* begin *
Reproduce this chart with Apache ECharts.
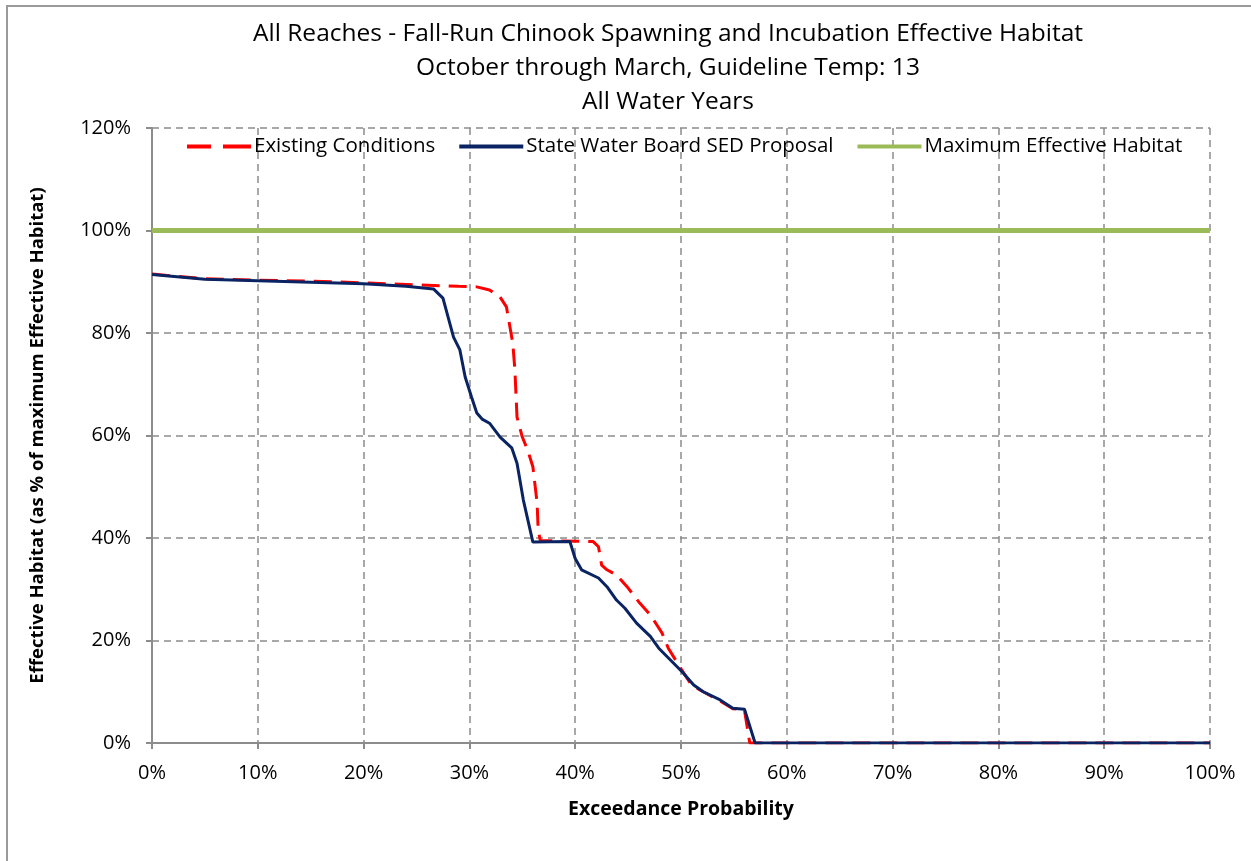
<!DOCTYPE html>
<html>
<head>
<meta charset="utf-8">
<script src="https://cdn.jsdelivr.net/npm/echarts@6/dist/echarts.min.js"></script>
<style>
  html, body { margin: 0; padding: 0; background: #fff; overflow: hidden; }
  #frame { position: absolute; left: 6px; top: 5px; width: 1300px; height: 900px;
           border-left: 2px solid #9a9a9a; border-top: 2px solid #9a9a9a; }
  #chart { position: absolute; left: 0; top: 0; width: 1251px; height: 861px; }
</style>
</head>
<body>
<div id="frame"></div>
<div id="chart"></div>
<script>
// exceedance probability (%) and effective habitat (%)
const existingX = [0, 5, 10, 15, 20, 25, 29, 30.7, 31.9, 32.9, 33.5, 34.1, 34.3, 34.5, 35.0, 35.5, 36.0, 36.4, 36.5, 36.7, 41.7, 42.2, 42.5, 43.0, 43.9, 44.9, 46.1, 47.1, 48.2, 48.8, 49.9, 51.0, 52.1, 53.7, 54.9, 56.0, 56.5, 100];
const existingY = [91.5, 90.6, 90.3, 90.1, 89.8, 89.4, 89.1, 89.0, 88.4, 87.0, 85.1, 78.0, 72.8, 63.6, 59.7, 57.2, 53.9, 46.8, 41.6, 39.5, 39.3, 38.3, 34.7, 33.8, 32.8, 30.5, 27.3, 25.0, 21.5, 18.5, 14.8, 11.3, 10.0, 8.2, 6.7, 6.4, 0, 0];

const sedX = [0, 5, 10, 15, 20, 24, 26.6, 27.5, 28.5, 29.1, 29.6, 30.2, 30.7, 31.2, 31.9, 32.9, 34.0, 34.5, 35.1, 36.0, 39.5, 40.0, 40.6, 42.2, 43.0, 43.9, 44.7, 45.8, 47.1, 47.9, 49.0, 50.1, 51.2, 52.1, 53.7, 54.9, 56.0, 57.0, 100];
const sedY = [91.4, 90.5, 90.2, 89.9, 89.6, 89.1, 88.6, 86.8, 79.2, 76.7, 71.4, 67.5, 64.4, 63.2, 62.4, 59.7, 57.6, 54.6, 47.4, 39.2, 39.3, 36.0, 33.8, 32.2, 30.5, 27.9, 26.3, 23.4, 20.8, 18.5, 16.2, 13.9, 11.3, 10.0, 8.4, 6.8, 6.6, 0, 0];

const maxX = [0, 100];
const maxY = [100, 100];

const seriesNames = ['Existing Conditions', 'State Water Board SED Proposal', 'Maximum Effective Habitat'];
const titleLines = [
  'All Reaches - Fall-Run Chinook Spawning and Incubation Effective Habitat',
  'October through March, Guideline Temp: 13',
  'All Water Years'
];

const pairs = (xs, ys) => xs.map((x, i) => [x, ys[i]]);
const font = '"Open Sans", "Noto Sans", sans-serif';

const chart = echarts.init(document.getElementById('chart'));
chart.setOption({
  animation: false,
  textStyle: { fontFamily: font },
  title: {
    text: titleLines.join('\n'),
    left: 663,
    textAlign: 'center',
    top: 12,
    textStyle: { fontSize: 24.5, fontWeight: 'normal', color: '#000', lineHeight: 34, fontFamily: font }
  },
  grid: { left: 152, right: 41, top: 128, bottom: 118 },
  legend: {
    top: 131,
    left: 182,
    itemWidth: 64,
    itemHeight: 4,
    itemGap: 24,
    textStyle: { fontSize: 20.5, color: '#000', padding: [0, 0, 0, -2] },
    data: [
      { name: seriesNames[0], icon: 'path://M0,0H24V4H0Z M36,0H64V4H36Z', itemStyle: { color: '#ff0000' } },
      { name: seriesNames[1], icon: 'rect', itemStyle: { color: '#0a2463' } },
      { name: seriesNames[2], icon: 'rect', itemStyle: { color: '#9bbb59' } }
    ]
  },
  xAxis: {
    type: 'value',
    min: 0, max: 100, interval: 10,
    name: 'Exceedance Probability',
    nameLocation: 'middle',
    nameGap: 56,
    nameTextStyle: { fontSize: 19.5, fontWeight: 'bold', color: '#000' },
    axisLine: { lineStyle: { color: '#8c8c8c', width: 2 } },
    axisTick: { show: true, length: 6, lineStyle: { color: '#8c8c8c', width: 2 } },
    axisLabel: { formatter: '{value}%', fontSize: 20, color: '#000', margin: 20 },
    splitLine: { show: true, lineStyle: { color: '#8c8c8c', width: 1.5, type: [7, 5] } }
  },
  yAxis: {
    type: 'value',
    min: 0, max: 120, interval: 20,
    name: 'Effective Habitat (as % of maximum Effective Habitat)',
    nameLocation: 'middle',
    nameGap: 105,
    nameTextStyle: { fontSize: 18.5, fontWeight: 'bold', color: '#000' },
    axisLine: { show: true, lineStyle: { color: '#8c8c8c', width: 2 } },
    axisTick: { show: true, length: 6, lineStyle: { color: '#8c8c8c', width: 2 } },
    axisLabel: { formatter: '{value}%', fontSize: 20, color: '#000', margin: 21 },
    splitLine: { show: true, lineStyle: { color: '#8c8c8c', width: 1.5, type: [7, 5] } }
  },
  series: [
    {
      name: seriesNames[2],
      type: 'line',
      data: pairs(maxX, maxY),
      symbol: 'none',
      lineStyle: { color: '#9bbb59', width: 5 },
      itemStyle: { color: '#9bbb59' },
      z: 2
    },
    {
      name: seriesNames[0],
      type: 'line',
      data: pairs(existingX, existingY),
      symbol: 'none',
      lineStyle: { color: '#ff0000', width: 3, type: [18, 9] },
      itemStyle: { color: '#ff0000' },
      z: 3
    },
    {
      name: seriesNames[1],
      type: 'line',
      data: pairs(sedX, sedY),
      symbol: 'none',
      lineStyle: { color: '#0a2463', width: 3 },
      itemStyle: { color: '#0a2463' },
      z: 4
    }
  ]
});
</script>
</body>
</html>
* end *
Write out each line again precisely as it appears, skipping every picture.

**Finished exercise:**
Reproduce this chart with Apache ECharts.
<!DOCTYPE html>
<html>
<head>
<meta charset="utf-8">
<script src="https://cdn.jsdelivr.net/npm/echarts@6/dist/echarts.min.js"></script>
<style>
  html, body { margin: 0; padding: 0; background: #fff; overflow: hidden; }
  #frame { position: absolute; left: 6px; top: 5px; width: 1300px; height: 900px;
           border-left: 2px solid #9a9a9a; border-top: 2px solid #9a9a9a; }
  #chart { position: absolute; left: 0; top: 0; width: 1251px; height: 861px; }
</style>
</head>
<body>
<div id="frame"></div>
<div id="chart"></div>
<script>
// exceedance probability (%) and effective habitat (%)
const existingX = [0, 5, 10, 15, 20, 25, 29, 30.7, 31.9, 32.9, 33.5, 34.1, 34.3, 34.5, 35.0, 35.5, 36.0, 36.4, 36.5, 36.7, 41.7, 42.2, 42.5, 43.0, 43.9, 44.9, 46.1, 47.1, 48.2, 48.8, 49.9, 51.0, 52.1, 53.7, 54.9, 56.0, 56.5, 100];
const existingY = [91.5, 90.6, 90.3, 90.1, 89.8, 89.4, 89.1, 89.0, 88.4, 87.0, 85.1, 78.0, 72.8, 63.6, 59.7, 57.2, 53.9, 46.8, 41.6, 39.5, 39.3, 38.3, 34.7, 33.8, 32.8, 30.5, 27.3, 25.0, 21.5, 18.5, 14.8, 11.3, 10.0, 8.2, 6.7, 6.4, 0, 0];

const sedX = [0, 5, 10, 15, 20, 24, 26.6, 27.5, 28.5, 29.1, 29.6, 30.2, 30.7, 31.2, 31.9, 32.9, 34.0, 34.5, 35.1, 36.0, 39.5, 40.0, 40.6, 42.2, 43.0, 43.9, 44.7, 45.8, 47.1, 47.9, 49.0, 50.1, 51.2, 52.1, 53.7, 54.9, 56.0, 57.0, 100];
const sedY = [91.4, 90.5, 90.2, 89.9, 89.6, 89.1, 88.6, 86.8, 79.2, 76.7, 71.4, 67.5, 64.4, 63.2, 62.4, 59.7, 57.6, 54.6, 47.4, 39.2, 39.3, 36.0, 33.8, 32.2, 30.5, 27.9, 26.3, 23.4, 20.8, 18.5, 16.2, 13.9, 11.3, 10.0, 8.4, 6.8, 6.6, 0, 0];

const maxX = [0, 100];
const maxY = [100, 100];

const seriesNames = ['Existing Conditions', 'State Water Board SED Proposal', 'Maximum Effective Habitat'];
const titleLines = [
  'All Reaches - Fall-Run Chinook Spawning and Incubation Effective Habitat',
  'October through March, Guideline Temp: 13',
  'All Water Years'
];

const pairs = (xs, ys) => xs.map((x, i) => [x, ys[i]]);
const font = '"Open Sans", "Noto Sans", sans-serif';

const chart = echarts.init(document.getElementById('chart'));
chart.setOption({
  animation: false,
  textStyle: { fontFamily: font },
  title: {
    text: titleLines.join('\n'),
    left: 663,
    textAlign: 'center',
    top: 12,
    textStyle: { fontSize: 24.5, fontWeight: 'normal', color: '#000', lineHeight: 34, fontFamily: font }
  },
  grid: { left: 152, right: 41, top: 128, bottom: 118 },
  legend: {
    top: 131,
    left: 182,
    itemWidth: 64,
    itemHeight: 4,
    itemGap: 24,
    textStyle: { fontSize: 20.5, color: '#000', padding: [0, 0, 0, -2] },
    data: [
      { name: seriesNames[0], icon: 'path://M0,0H24V4H0Z M36,0H64V4H36Z', itemStyle: { color: '#ff0000' } },
      { name: seriesNames[1], icon: 'rect', itemStyle: { color: '#0a2463' } },
      { name: seriesNames[2], icon: 'rect', itemStyle: { color: '#9bbb59' } }
    ]
  },
  xAxis: {
    type: 'value',
    min: 0, max: 100, interval: 10,
    name: 'Exceedance Probability',
    nameLocation: 'middle',
    nameGap: 56,
    nameTextStyle: { fontSize: 19.5, fontWeight: 'bold', color: '#000' },
    axisLine: { lineStyle: { color: '#8c8c8c', width: 2 } },
    axisTick: { show: true, length: 6, lineStyle: { color: '#8c8c8c', width: 2 } },
    axisLabel: { formatter: '{value}%', fontSize: 20, color: '#000', margin: 20 },
    splitLine: { show: true, lineStyle: { color: '#8c8c8c', width: 1.5, type: [7, 5] } }
  },
  yAxis: {
    type: 'value',
    min: 0, max: 120, interval: 20,
    name: 'Effective Habitat (as % of maximum Effective Habitat)',
    nameLocation: 'middle',
    nameGap: 105,
    nameTextStyle: { fontSize: 18.5, fontWeight: 'bold', color: '#000' },
    axisLine: { show: true, lineStyle: { color: '#8c8c8c', width: 2 } },
    axisTick: { show: true, length: 6, lineStyle: { color: '#8c8c8c', width: 2 } },
    axisLabel: { formatter: '{value}%', fontSize: 20, color: '#000', margin: 21 },
    splitLine: { show: true, lineStyle: { color: '#8c8c8c', width: 1.5, type: [7, 5] } }
  },
  series: [
    {
      name: seriesNames[2],
      type: 'line',
      data: pairs(maxX, maxY),
      symbol: 'none',
      lineStyle: { color: '#9bbb59', width: 5 },
      itemStyle: { color: '#9bbb59' },
      z: 2
    },
    {
      name: seriesNames[0],
      type: 'line',
      data: pairs(existingX, existingY),
      symbol: 'none',
      lineStyle: { color: '#ff0000', width: 3, type: [18, 9] },
      itemStyle: { color: '#ff0000' },
      z: 3
    },
    {
      name: seriesNames[1],
      type: 'line',
      data: pairs(sedX, sedY),
      symbol: 'none',
      lineStyle: { color: '#0a2463', width: 3 },
      itemStyle: { color: '#0a2463' },
      z: 4
    }
  ]
});
</script>
</body>
</html>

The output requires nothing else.